Cole was viewed with suspicion by much of the fan base after failing to get out of the third inning of last year’s loss to the Red Sox in the AL wild-card game. That carried over into this season as he allowed an AL-high and career-high 33 homers in 200 2/3 innings.  

That suspicion was somewhat unfair, given that the game in Boston was a rare hiccup in a postseason career that generally has been very good. However, as Cole himself would acknowledge,  that kind of game in October — against the Red Sox, no less — would put any player behind the eight-ball with the fans.

But for the most part, Cole has come up big this postseason when the Yankees have needed him. Yes, he took the loss in the Astros' 5-0 victory in ALCS Game 3, but there were extenuating circumstances. He allowed a two-run homer by Chas McCormick in the second inning, but those two unearned runs came after Harrison Bader, distracted by a hard-charging Aaron Judge, dropped a routine fly ball to right-center by Christian Vazquez that should have ended the inning. Cole, very much against his wishes, was pulled with the bases loaded and none out in the sixth, and Lou Trivino allowed the three inherited runners to score.

Even with a final line of five runs (three earned) and five hits allowed in five innings-plus, Cole has a postseason record of 10-6 with a 2.93 ERA in 17 games, including 4-2 with a 3.49 ERA in seven games with the Yankees. The latter number includes the two wins — in Games 1 and 4 — of the five-game Division Series victory over Cleveland.

Game 4 of that series came after a stunning Guardians comeback in Game 3 put the Yankees on the brink of elimination.

“Preparing for this game, when he [Aaron Boone] told me I was going Game 4, you know, there’s an opportunity to clinch or an opportunity to go home,’’ Cole said after allowing two runs and seven hits with eight strikeouts in seven innings in the Yankees' 4-2 victory in Game 4 in Cleveland. “I didn’t approach the game any different. I just went out there and did my job.”

Cole threw 110 pitches in Game 4 of the Division Series and was none too pleased to be pulled after 96 pitches Saturday night.

“Yeah,” he said when asked if he felt he still had more in the tank. “I feel like, as a pitcher like myself, I'm probably mostly surprised. I always want to keep going.”

Cole later added: “I was just not ready to come out.”

Boone called on Trivino to face Trey Mancini, whom he felt had a couple of good plate appearances earlier in the game against Cole (Mancini flied to deep center in the second and walked in the fourth).

Trivino, though solid for the Yankees since being acquired just before the Aug. 2 trade deadline, still would not be considered one of Boone’s top high-leverage relievers, certainly not in the same category as Wandy Peralta, Jonathan Loaisiga or Clay Holmes. Trivino does get his share of ground balls, though, and Boone liked his chances of limiting the damage even though Cole struck out a franchise-record 257 batters this season.
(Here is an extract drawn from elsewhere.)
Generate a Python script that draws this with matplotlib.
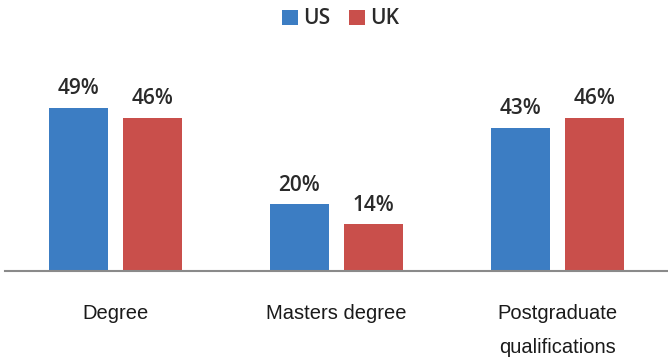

“Obviously, it didn’t work for us,” Boone said.  

Focusing on Cole and Boone’s bullpen moves as the reason for the loss, however, ignores the real reason the Yankees came into Sunday night in a 0-3 series hole. After accumulating three hits in Game 3 — two of those with two outs in the ninth inning — the Yankees were 12-for-94 (a .128/.212/.223 slash line) with 41 strikeouts in three ALCS games.

Cole, hoping to get another chance to pitch in this series, said the Yankees’ offensive struggles didn’t enter his mind and were not something he would use as an alibi.
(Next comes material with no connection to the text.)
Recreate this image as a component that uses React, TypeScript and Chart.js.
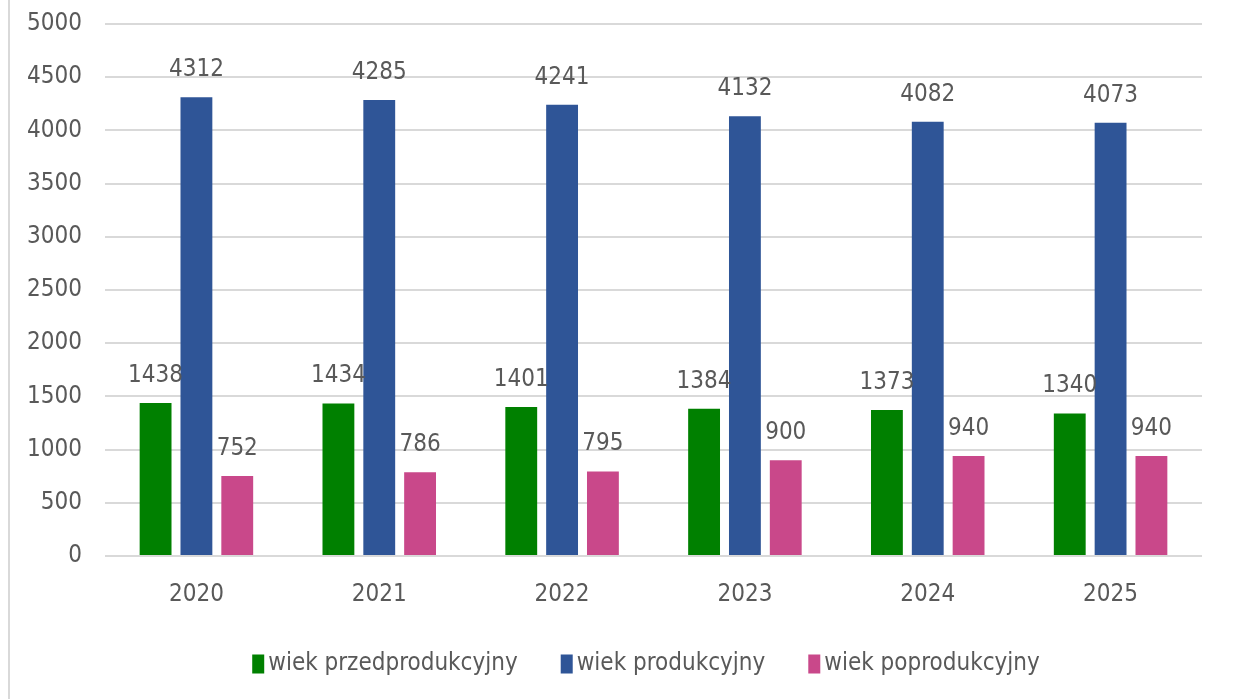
import React, { useEffect, useRef } from "react";
import { Chart, registerables } from "chart.js";

Chart.register(...registerables);

const categories = ["2020", "2021", "2022", "2023", "2024", "2025"];
const seriesNames = ["wiek przedprodukcyjny", "wiek produkcyjny", "wiek poprodukcyjny"];
const przedprodukcyjny = [1438, 1434, 1401, 1384, 1373, 1340];
const produkcyjny = [4312, 4285, 4241, 4132, 4082, 4073];
const poprodukcyjny = [752, 786, 795, 900, 940, 940];
const seriesColors = ["#008000", "#2f5597", "#c9488a"];

const FONT = "'Liberation Sans Narrow', 'DejaVu Sans Condensed', sans-serif";
const TEXT = "#595959";

const dataLabels = {
  id: "dataLabels",
  afterLayout(chart: any) {
    const lg = chart.legend;
    if (lg) {
      lg.left += 45;
      lg.right += 45;
      lg.top -= 11;
      lg.bottom -= 11;
    }
  },
  afterDatasetsDraw(chart: any) {
    const ctx = chart.ctx;
    ctx.save();
    ctx.font = `24px ${FONT}`;
    ctx.fillStyle = TEXT;
    ctx.textAlign = "center";
    ctx.textBaseline = "alphabetic";
    chart.data.datasets.forEach((ds: any, di: number) => {
      const meta = chart.getDatasetMeta(di);
      meta.data.forEach((el: any, i: number) => {
        ctx.fillText(String(ds.data[i]), el.x, el.y - 21);
      });
    });
    ctx.restore();
  },
  afterDraw(chart: any) {
    const lg = chart.legend;
    if (!lg || !lg.legendHitBoxes) return;
    const ctx = chart.ctx;
    ctx.save();
    lg.legendHitBoxes.forEach((hb: any, i: number) => {
      const item = lg.legendItems[i];
      ctx.fillStyle = item ? item.fillStyle : seriesColors[i];
      ctx.fillRect(hb.left - 10, hb.top + hb.height / 2 - 9.5, 12, 19);
    });
    ctx.restore();
  },
};

export default function App() {
  const ref = useRef<HTMLCanvasElement | null>(null);
  useEffect(() => {
    if (!ref.current) return;
    const values = [przedprodukcyjny, produkcyjny, poprodukcyjny];
    const chart = new Chart(ref.current, {
      type: "bar",
      data: {
        labels: categories,
        datasets: seriesNames.map((name, i) => ({
          label: name,
          data: values[i],
          backgroundColor: seriesColors[i],
          borderWidth: 0,
          categoryPercentage: 0.67,
          barPercentage: 0.78,
        })),
      },
      options: {
        animation: false,
        responsive: true,
        maintainAspectRatio: false,
        layout: { padding: { top: 24, right: 57, bottom: 2, left: 0 } },
        plugins: {
          tooltip: { enabled: false },
          legend: {
            position: "bottom",
            labels: {
              font: { family: FONT, size: 24 },
              color: TEXT,
              boxWidth: -6,
              boxHeight: 19,
              padding: 53,
            },
          },
        },
        scales: {
          x: {
            grid: { display: false, drawTicks: false },
            border: { display: false },
            ticks: { color: TEXT, font: { family: FONT, size: 24 }, padding: 24 },
            afterFit(scale: any) {
              scale.height = 54;
            },
          },
          y: {
            min: 0,
            max: 5000,
            ticks: {
              stepSize: 500,
              color: TEXT,
              font: { family: FONT, size: 24 },
              padding: 23,
              callback: (v: any) => String(v),
            },
            grid: { color: "#d9d9d9", lineWidth: 2, drawTicks: false },
            border: { display: false },
            afterFit(scale: any) {
              scale.width = 95;
              scale.paddingTop = 0;
              scale.paddingBottom = 0;
            },
          },
        },
      },
      plugins: [dataLabels],
    });
    return () => chart.destroy();
  }, []);
  return (
    <div
      style={{
        position: "fixed",
        left: 8,
        top: 0,
        width: 1251,
        height: 699,
        borderLeft: "2px solid #d9d9d9",
        background: "#fff",
        boxSizing: "border-box",
      }}
    >
      <canvas ref={ref} />
    </div>
  );
}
“I feel like it’s going to be a tight game against the Astros no matter what,” he said. “Especially in playoff baseball, it’s always going to come down to a handful of pitches that tips the balance of the game either way. As a pitcher, that balance is often irrelevant to what you’re trying to do out there. There’s a little bit of a motivation factor to try to pitch better and be the guy that picks people up.”